### WHAT YOU WILL DO:
Review the listing and copy each line that holds the word "drawn".

begin PROVIDED MATERIAL

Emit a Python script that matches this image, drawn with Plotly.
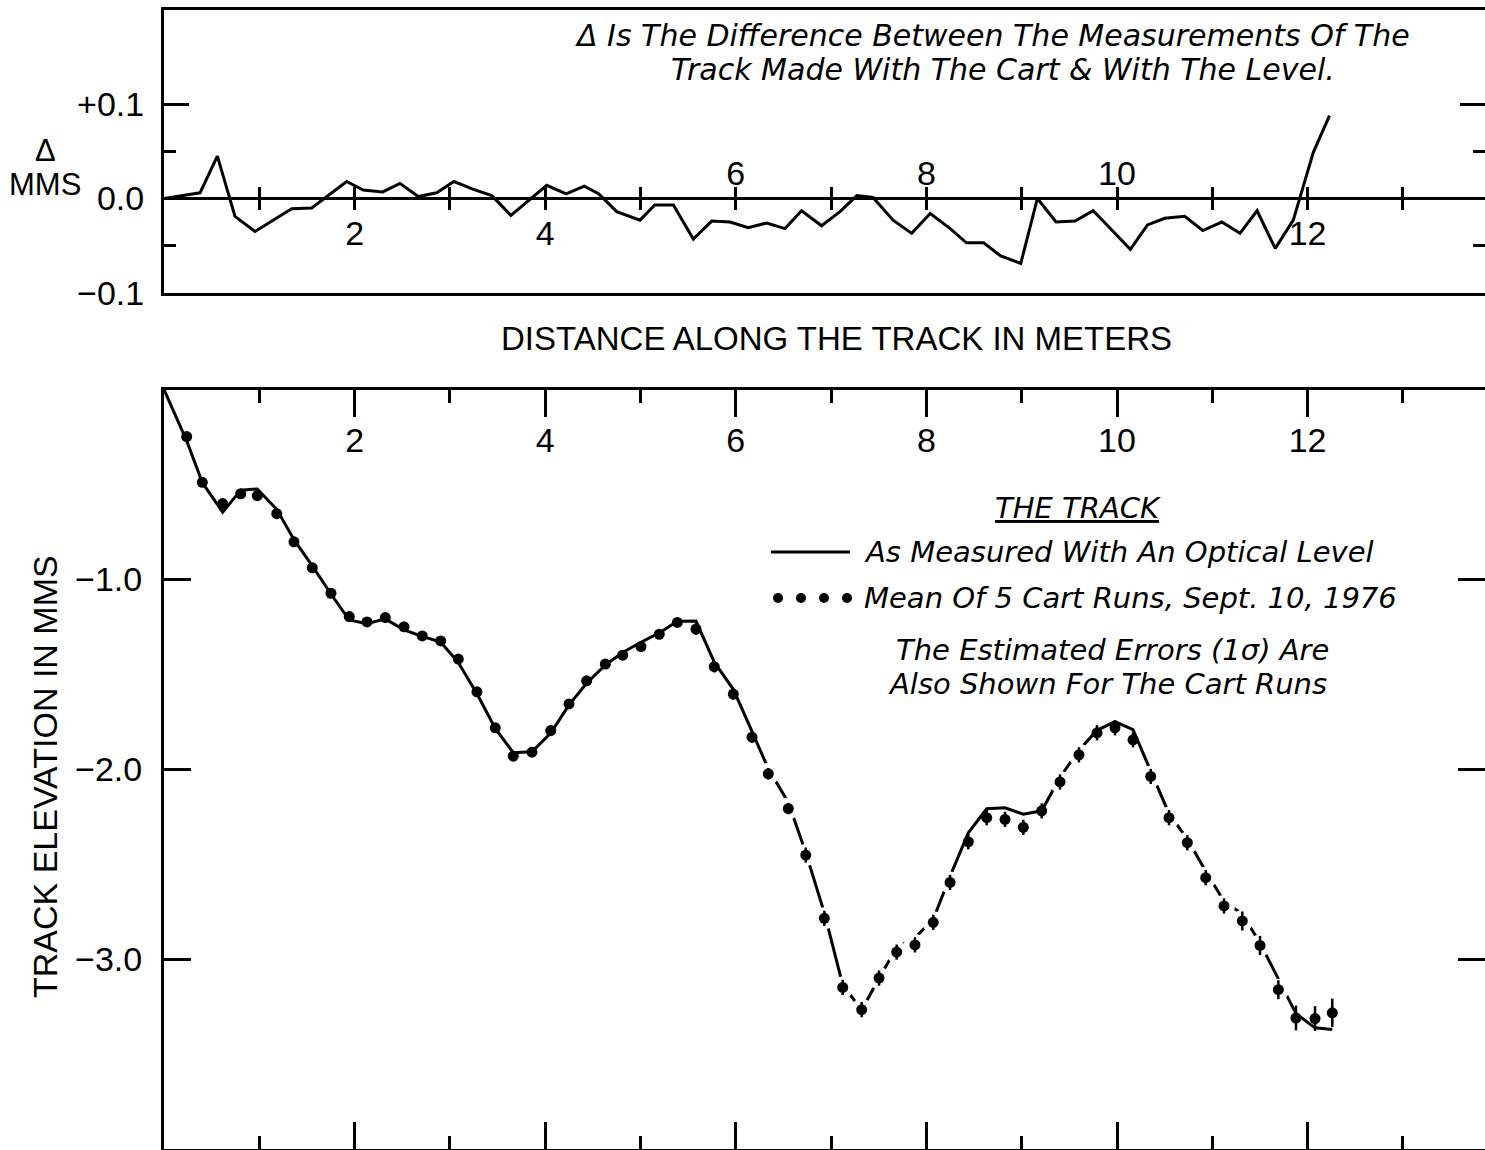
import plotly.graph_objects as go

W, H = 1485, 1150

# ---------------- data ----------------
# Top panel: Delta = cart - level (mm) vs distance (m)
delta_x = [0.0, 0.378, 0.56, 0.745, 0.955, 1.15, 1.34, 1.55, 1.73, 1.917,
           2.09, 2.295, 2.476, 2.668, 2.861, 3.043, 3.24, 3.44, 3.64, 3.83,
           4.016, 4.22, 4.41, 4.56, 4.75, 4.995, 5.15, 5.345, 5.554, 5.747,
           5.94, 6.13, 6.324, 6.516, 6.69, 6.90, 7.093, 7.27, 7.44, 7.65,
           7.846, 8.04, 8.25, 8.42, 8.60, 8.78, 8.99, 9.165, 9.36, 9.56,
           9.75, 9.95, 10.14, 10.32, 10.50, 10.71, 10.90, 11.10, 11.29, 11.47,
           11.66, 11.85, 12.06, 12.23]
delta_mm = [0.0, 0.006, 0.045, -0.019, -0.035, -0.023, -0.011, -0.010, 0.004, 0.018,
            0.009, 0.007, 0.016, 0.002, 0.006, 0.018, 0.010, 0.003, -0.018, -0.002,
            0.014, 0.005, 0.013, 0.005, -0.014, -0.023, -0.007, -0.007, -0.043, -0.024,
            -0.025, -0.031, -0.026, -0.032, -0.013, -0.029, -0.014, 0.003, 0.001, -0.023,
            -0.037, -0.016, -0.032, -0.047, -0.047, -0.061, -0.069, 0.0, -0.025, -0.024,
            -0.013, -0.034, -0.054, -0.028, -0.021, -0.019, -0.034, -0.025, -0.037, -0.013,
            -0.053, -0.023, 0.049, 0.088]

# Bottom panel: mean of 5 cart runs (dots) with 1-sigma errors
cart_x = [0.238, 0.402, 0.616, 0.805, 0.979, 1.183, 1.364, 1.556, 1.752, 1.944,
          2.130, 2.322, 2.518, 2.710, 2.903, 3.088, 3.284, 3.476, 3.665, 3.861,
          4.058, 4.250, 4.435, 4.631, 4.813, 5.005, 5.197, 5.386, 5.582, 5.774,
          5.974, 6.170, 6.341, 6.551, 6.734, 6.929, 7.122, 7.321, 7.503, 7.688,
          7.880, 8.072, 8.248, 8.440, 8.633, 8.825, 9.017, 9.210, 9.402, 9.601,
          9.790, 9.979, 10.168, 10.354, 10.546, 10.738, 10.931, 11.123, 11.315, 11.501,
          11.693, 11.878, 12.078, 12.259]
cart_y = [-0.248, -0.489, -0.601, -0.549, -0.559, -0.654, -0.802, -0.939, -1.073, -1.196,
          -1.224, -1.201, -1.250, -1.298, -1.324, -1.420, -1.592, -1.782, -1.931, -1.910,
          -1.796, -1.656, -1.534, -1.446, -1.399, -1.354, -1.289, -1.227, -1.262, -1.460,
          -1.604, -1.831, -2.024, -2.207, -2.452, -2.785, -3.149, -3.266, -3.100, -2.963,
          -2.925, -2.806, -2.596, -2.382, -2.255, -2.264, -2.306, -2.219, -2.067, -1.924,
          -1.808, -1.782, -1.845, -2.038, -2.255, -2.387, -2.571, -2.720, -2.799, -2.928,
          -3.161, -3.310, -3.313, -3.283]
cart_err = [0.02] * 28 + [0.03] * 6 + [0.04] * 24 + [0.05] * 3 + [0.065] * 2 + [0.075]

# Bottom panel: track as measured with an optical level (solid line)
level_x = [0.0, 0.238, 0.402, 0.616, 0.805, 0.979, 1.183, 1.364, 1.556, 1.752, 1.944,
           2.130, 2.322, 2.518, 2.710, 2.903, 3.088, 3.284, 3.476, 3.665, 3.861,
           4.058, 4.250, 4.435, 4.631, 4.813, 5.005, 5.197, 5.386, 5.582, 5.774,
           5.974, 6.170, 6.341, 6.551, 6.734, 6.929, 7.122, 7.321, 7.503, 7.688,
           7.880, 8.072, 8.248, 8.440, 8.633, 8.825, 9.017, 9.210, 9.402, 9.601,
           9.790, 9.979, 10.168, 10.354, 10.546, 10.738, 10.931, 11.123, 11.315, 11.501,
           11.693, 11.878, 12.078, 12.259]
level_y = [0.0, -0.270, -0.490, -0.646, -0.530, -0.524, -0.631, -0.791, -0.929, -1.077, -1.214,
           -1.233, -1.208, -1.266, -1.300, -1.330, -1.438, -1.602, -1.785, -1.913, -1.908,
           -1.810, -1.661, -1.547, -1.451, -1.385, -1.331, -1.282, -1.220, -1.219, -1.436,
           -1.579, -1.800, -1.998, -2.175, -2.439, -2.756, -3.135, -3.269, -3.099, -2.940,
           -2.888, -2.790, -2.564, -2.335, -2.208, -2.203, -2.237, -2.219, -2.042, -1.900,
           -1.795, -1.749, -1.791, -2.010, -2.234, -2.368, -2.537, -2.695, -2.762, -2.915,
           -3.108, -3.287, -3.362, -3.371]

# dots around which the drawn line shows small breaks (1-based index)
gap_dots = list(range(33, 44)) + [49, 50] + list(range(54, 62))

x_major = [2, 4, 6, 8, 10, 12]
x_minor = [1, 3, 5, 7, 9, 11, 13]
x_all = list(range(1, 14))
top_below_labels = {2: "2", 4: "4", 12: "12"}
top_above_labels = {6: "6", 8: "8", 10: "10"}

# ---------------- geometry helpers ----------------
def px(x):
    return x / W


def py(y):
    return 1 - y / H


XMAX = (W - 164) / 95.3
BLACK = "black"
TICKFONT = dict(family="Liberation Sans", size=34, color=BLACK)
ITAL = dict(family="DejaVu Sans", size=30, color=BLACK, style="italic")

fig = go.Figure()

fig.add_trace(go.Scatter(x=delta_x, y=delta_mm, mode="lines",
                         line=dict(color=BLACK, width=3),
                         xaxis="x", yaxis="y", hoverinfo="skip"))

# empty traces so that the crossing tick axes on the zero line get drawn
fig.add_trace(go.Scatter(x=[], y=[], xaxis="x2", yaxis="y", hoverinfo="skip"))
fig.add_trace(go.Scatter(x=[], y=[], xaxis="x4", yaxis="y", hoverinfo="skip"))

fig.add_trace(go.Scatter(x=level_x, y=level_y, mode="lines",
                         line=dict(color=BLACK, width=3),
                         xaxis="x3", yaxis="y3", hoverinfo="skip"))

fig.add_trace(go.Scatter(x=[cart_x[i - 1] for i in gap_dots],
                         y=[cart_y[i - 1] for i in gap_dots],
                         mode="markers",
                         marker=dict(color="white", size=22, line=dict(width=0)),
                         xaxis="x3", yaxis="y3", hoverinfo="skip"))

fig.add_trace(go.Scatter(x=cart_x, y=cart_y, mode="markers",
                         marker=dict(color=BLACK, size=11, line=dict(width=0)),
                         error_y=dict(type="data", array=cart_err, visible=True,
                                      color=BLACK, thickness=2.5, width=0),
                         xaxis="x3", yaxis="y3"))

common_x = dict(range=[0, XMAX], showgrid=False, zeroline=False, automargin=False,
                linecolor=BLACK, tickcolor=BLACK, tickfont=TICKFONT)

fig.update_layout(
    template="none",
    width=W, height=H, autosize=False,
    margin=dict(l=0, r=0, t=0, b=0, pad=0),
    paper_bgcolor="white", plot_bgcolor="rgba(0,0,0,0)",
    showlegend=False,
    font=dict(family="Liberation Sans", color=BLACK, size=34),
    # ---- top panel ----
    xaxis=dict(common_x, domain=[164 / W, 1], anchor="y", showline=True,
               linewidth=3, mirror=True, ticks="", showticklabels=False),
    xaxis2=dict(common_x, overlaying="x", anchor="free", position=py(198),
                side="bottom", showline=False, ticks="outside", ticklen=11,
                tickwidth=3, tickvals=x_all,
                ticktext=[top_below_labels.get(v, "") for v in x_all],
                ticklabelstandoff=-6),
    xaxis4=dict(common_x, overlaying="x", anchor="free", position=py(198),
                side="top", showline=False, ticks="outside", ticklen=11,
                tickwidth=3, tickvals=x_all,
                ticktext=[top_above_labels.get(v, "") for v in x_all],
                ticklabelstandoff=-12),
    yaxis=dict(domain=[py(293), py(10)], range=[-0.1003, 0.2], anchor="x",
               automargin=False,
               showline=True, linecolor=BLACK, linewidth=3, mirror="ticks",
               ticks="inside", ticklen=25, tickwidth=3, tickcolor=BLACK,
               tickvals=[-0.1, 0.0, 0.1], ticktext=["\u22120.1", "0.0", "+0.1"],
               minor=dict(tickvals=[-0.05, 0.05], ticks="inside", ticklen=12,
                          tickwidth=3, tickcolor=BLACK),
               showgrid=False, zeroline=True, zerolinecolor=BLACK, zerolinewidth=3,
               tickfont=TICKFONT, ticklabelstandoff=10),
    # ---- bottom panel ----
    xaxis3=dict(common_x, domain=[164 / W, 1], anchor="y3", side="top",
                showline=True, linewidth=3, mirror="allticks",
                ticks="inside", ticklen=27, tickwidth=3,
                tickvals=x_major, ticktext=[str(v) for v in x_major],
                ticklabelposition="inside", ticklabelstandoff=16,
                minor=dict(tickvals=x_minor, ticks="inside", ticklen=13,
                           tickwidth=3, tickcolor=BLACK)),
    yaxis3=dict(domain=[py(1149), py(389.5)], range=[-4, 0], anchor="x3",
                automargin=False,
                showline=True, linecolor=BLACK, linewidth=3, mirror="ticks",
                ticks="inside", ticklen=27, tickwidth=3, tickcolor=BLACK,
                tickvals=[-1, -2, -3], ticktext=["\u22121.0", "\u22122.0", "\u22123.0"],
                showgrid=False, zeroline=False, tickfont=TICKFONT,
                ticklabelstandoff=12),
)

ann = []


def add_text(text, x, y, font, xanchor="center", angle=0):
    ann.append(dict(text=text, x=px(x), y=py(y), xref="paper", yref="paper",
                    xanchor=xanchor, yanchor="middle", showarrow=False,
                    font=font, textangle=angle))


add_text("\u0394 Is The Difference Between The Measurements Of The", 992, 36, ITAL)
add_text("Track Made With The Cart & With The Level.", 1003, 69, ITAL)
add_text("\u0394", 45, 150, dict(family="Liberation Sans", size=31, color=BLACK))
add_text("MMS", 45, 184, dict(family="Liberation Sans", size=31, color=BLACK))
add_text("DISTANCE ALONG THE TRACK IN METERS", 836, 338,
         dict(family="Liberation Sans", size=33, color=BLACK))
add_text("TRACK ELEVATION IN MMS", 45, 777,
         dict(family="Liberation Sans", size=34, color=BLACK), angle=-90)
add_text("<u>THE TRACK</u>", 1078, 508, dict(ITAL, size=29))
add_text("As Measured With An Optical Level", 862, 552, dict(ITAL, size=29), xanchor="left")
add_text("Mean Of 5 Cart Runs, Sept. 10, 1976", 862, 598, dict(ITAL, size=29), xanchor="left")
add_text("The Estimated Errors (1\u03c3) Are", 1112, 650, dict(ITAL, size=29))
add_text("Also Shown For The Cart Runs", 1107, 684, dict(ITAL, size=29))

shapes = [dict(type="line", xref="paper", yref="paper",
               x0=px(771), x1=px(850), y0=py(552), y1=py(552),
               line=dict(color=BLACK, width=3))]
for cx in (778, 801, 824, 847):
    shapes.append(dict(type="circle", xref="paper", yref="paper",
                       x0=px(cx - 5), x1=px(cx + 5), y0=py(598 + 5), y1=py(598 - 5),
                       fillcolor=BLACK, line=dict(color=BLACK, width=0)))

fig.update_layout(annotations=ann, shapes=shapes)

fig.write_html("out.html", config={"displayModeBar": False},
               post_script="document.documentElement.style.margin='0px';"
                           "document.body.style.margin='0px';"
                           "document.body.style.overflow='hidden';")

end PROVIDED MATERIAL

### FINAL ANSWER:
Emit a Python script that matches this image, drawn with Plotly.
# dots around which the drawn line shows small breaks (1-based index)
# empty traces so that the crossing tick axes on the zero line get drawn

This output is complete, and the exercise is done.